Opera seconda di Francesco Mandelli, dopo Bene ma non benissimo, il film è frutto anche della sceneggiatura di Max Giusti, che interpreta il protagonista Claudio, marito divorziato e agente immobiliare dai pochi affari conclusi, da quando ha fatto fallire il negozio di elettrodomestici del padre (Massimo Wertmuller). La sua vita mediocre sembra però cambiare quando compra un telefono vendutogli da un misterioso anziano cinese, telefono che ha un tasto che consente di tornare indietro nel tempo, anche se solo per sessanta secondi.

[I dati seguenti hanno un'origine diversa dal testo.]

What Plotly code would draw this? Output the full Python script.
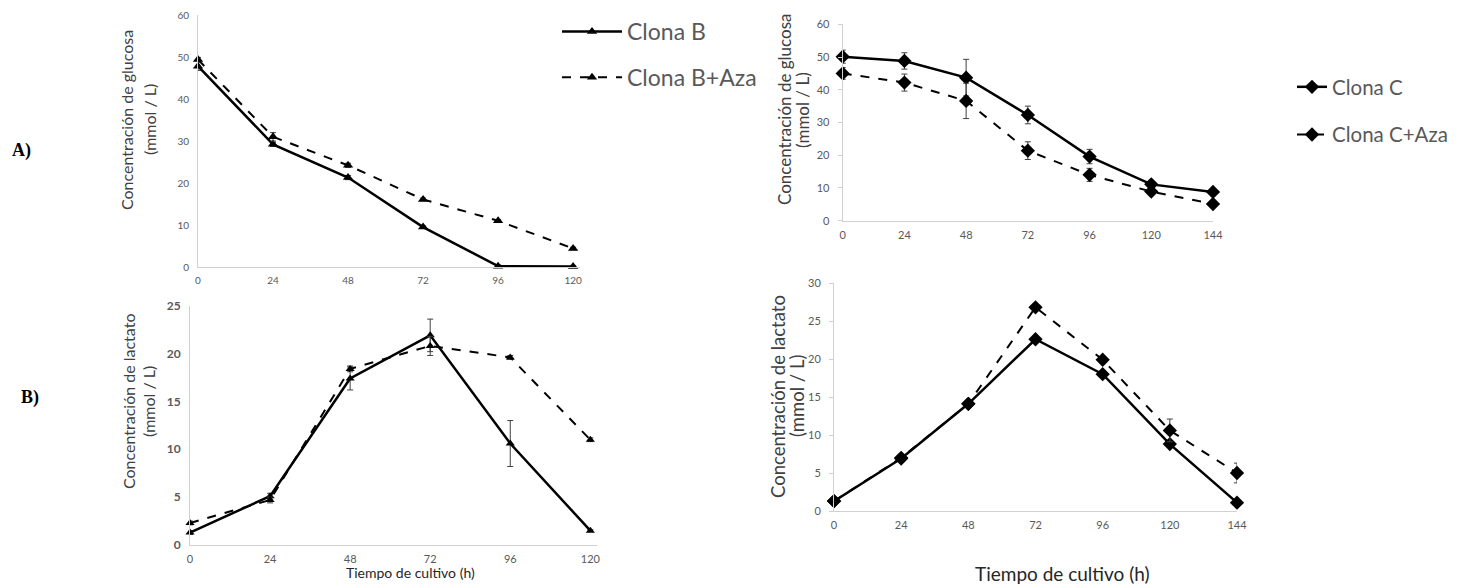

Un tema non nuovo nel cinema, la cui migliore applicazione forse è stata Questione di tempo (Richard Curtis, 2013) e che si presta a riflessioni interessanti su come spendiamo la vita spesso rincorrendo il superfluo invece che l’essenziale. Purtroppo in Appena un minuto salta agli occhi subito la prevedibilità del giochino e delle sue applicazioni: la scommessa vinta sapendo già l’esito, la partita a carte che permette di bluffare, lo sfogo nei confronti del nuovo amore dell’ex moglie, il rigore da mettere nell’angolo giusto, cosicché ad ogni scena lo spettatore sa già dove il film andrà a parare. Max Giusti si è creato una storia per valorizzare la sua vis comica, ma la differenza tra condurre spiritosamente un programma radiofonico o televisivo e reggere un film da protagonista è purtroppo sotto gli occhi di tutti, nonostante un cast di bravi talenti, mortificati però da dialoghi poveri e scontati. Herbert Ballerina è forse quello capitato meglio, nel ruolo del barista sconsolato, ma Paolo Calabresi e Dino Abbrescia meriterebbero di meglio dei soliti cliché dell’arruffone e dell’imbroglione (e stendiamo un velo pietoso sulla verosimiglianza di Abbrescia come istruttore di zumba). Dicasi lo stesso per Massimo Wertmuller, che è un grande attore, ma perché possa risultare credibile nel ruolo di padre di Max Giusti meriterebbe almeno un impegno più efficace nel truccarsi, visto che ha solo una decina d’anni più del protagonista e al massimo può sembrare lo zio, non certo il padre. E ancora: c’è Loretta Goggi, la più incredibile showgirl dello spettacolo italiano, una che sarebbe in grado di tenere in piedi un film da sola interpretando tutti i ruoli come Peter Sellers, e la si riduce a farla ciabattare in casa portando il caffè? Che spreco vergognoso.

Insomma, probabilmente con sceneggiatori migliori e una regia meno sciatta, Max Giusti e compagnia avrebbero potuto mettere in piedi una commedia divertente, in grado di valorizzare i singoli talenti, le mimiche, la capacità di interagire. Magari far cantare una canzone alla Goggi, invece di costringere un ragazzino a far finta di essere un cantante trap solo per avere un cameo di J-Ax. E invece il film si allinea ad altri prodotti del mercato livellati dalla stessa dose di banalità; così, temiamo di essere buoni profeti nel prevedere che il destino di Appena un minuto, come capacità di farsi ricordare, sia rinchiuso nel suo stesso titolo.